Değerli milletvekilleri, yapılan Anayasa değişikliğinin belki tek adamlığa dönük bir gayret olduğu ve bunun projelendirildiği ifade ediliyor ve bu anlamda da iradeler üzerine ipotek konulmaya çalışıldığından bahsediliyor. Oysa AK PARTİ, kurulduğu günden itibaren her türlü millet iradesi üzerindeki, millî egemenlik üzerindeki rehinleri, ipotekleri kaldıran, ayağına bağlanan prangaları çözerek mücadele eden bir siyaset hareketidir. O sebeple, temsilcisi olduğumuz milletin her türlü vesayetten kurtulmasına gayret ve azim gösteren bir siyasi partinin mensubunun da kendi iradesi üzerinde hiçbir tahakküme rıza göstermeyeceği ve her türlü iradesini vicdani kanaatine göre ortaya koyacağı da mutlak bir hakikattir.

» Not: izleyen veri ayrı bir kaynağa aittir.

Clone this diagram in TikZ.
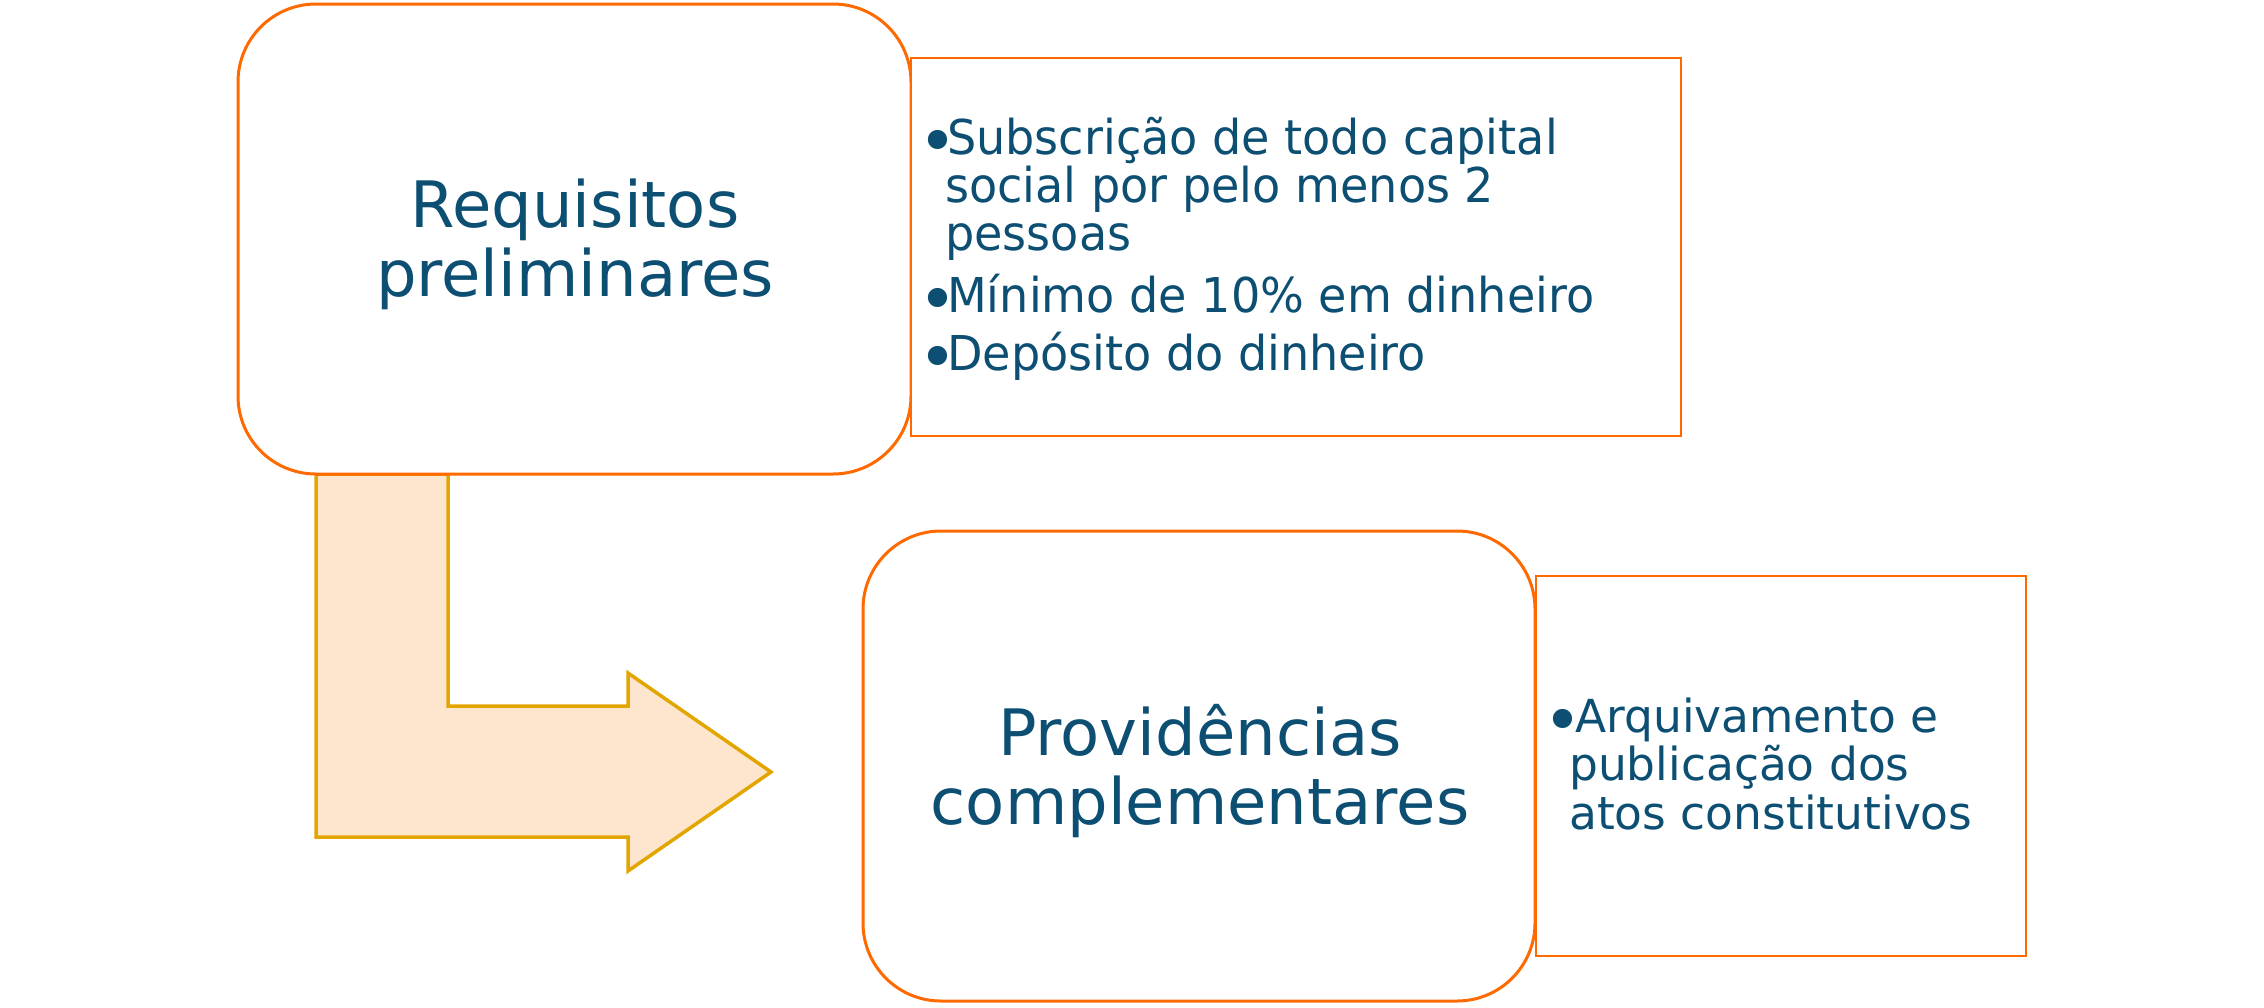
\documentclass[tikz,border=0pt]{standalone}
\usepackage{fontspec}
\setmainfont{DejaVu Sans}
\newfontfamily\condfont[FakeStretch=0.96]{DejaVu Sans}
\definecolor{tblue}{HTML}{0C4F73}
\definecolor{orangeline}{HTML}{FF6A00}
\definecolor{arrowfill}{HTML}{FDE6CD}
\definecolor{arrowline}{HTML}{E3A500}
\newcommand{\mybul}[2]{\hspace*{-#1}\makebox[0pt]{\fontspec{DejaVu Sans}\fontsize{66}{66}\selectfont\raisebox{#2}{•}}\hspace*{#1}}
\begin{document}
\begin{tikzpicture}[x=1pt,y=-1pt,
  rbox/.style={draw=orangeline, line width=3pt, fill=white, rounded corners=78pt, inner sep=0pt},
  sbox/.style={draw=orangeline, line width=2.5pt, fill=white, inner sep=0pt},
  bigarrow/.style={draw=arrowline, line width=3.5pt, fill=arrowfill, line join=miter},
  title/.style={text=tblue, font=\fontsize{64}{69}\selectfont, inner sep=0pt, anchor=base},
  itemA/.style={text=tblue, font=\condfont\fontsize{48}{48}\selectfont, inner sep=0pt, anchor=base west},
  itemB/.style={text=tblue, font=\fontsize{45.5}{48}\selectfont, inner sep=0pt, anchor=base west}
]
\useasboundingbox (0,0) rectangle (2264,1007);
\fill[white] (0,0) rectangle (2264,1007);

% bent arrow
\draw[bigarrow] (316,474) -- (316,837) -- (628,837) -- (628,871) -- (771,772)
  -- (628,673) -- (628,706) -- (448,706) -- (448,474) -- cycle;

% boxes
\node[rbox, minimum width=673pt, minimum height=470pt] (box1) at (574.5,239) {};
\node[sbox, minimum width=770pt, minimum height=378pt] (rect1) at (1296,247) {};
\node[rbox, minimum width=672pt, minimum height=470pt] (box2) at (1199,766) {};
\node[sbox, minimum width=490pt, minimum height=380pt] (rect2) at (1781,766) {};

% titles
\node[title] (t1a) at (575,227) {Requisitos};
\node[title] (t1b) at (575,296) {preliminares};
\node[title] (t2a) at (1200,755) {Providências};
\node[title] (t2b) at (1200,824) {complementares};

% items of rect1
\node[itemA] (i1a) at (947,154.5) {\mybul{9pt}{-10pt}Subscrição de todo capital};
\node[itemA] (i1b) at (945,202) {social por pelo menos 2};
\node[itemA] (i1c) at (945,250) {pessoas};
\node[itemA] (i2) at (947,312) {\mybul{9pt}{-10pt}Mínimo de 10\% em dinheiro};
\node[itemA] (i3) at (947,370) {\mybul{9pt}{-10pt}Depósito do dinheiro};

% items of rect2
\node[itemB] (i4a) at (1575,732) {\mybul{12pt}{-11pt}Arquivamento e};
\node[itemB] (i4b) at (1569,780) {publicação dos};
\node[itemB] (i4c) at (1569,829) {atos constitutivos};
\end{tikzpicture}
\end{document}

Değerli milletvekilleri, gündemimiz malum; aziz ve kahraman milletimiz, temsilcileri marifetiyle kurucu iktidar yetkisini kullanmaktadır. Milletimizin, devletimizin hayrına olacağına inandığımız Anayasa değişiklik teklifinin ikinci tur görüşmelerine bugün inşallah başlıyoruz.
Niyetimiz hayır, inşallah akıbet de hayır olur diyor; hepinizi saygıyla, sevgiyle selamlıyorum. (AK PARTİ sıralarından alkışlar)
BAŞKAN - Teşekkür ederim Sayın Alparslan.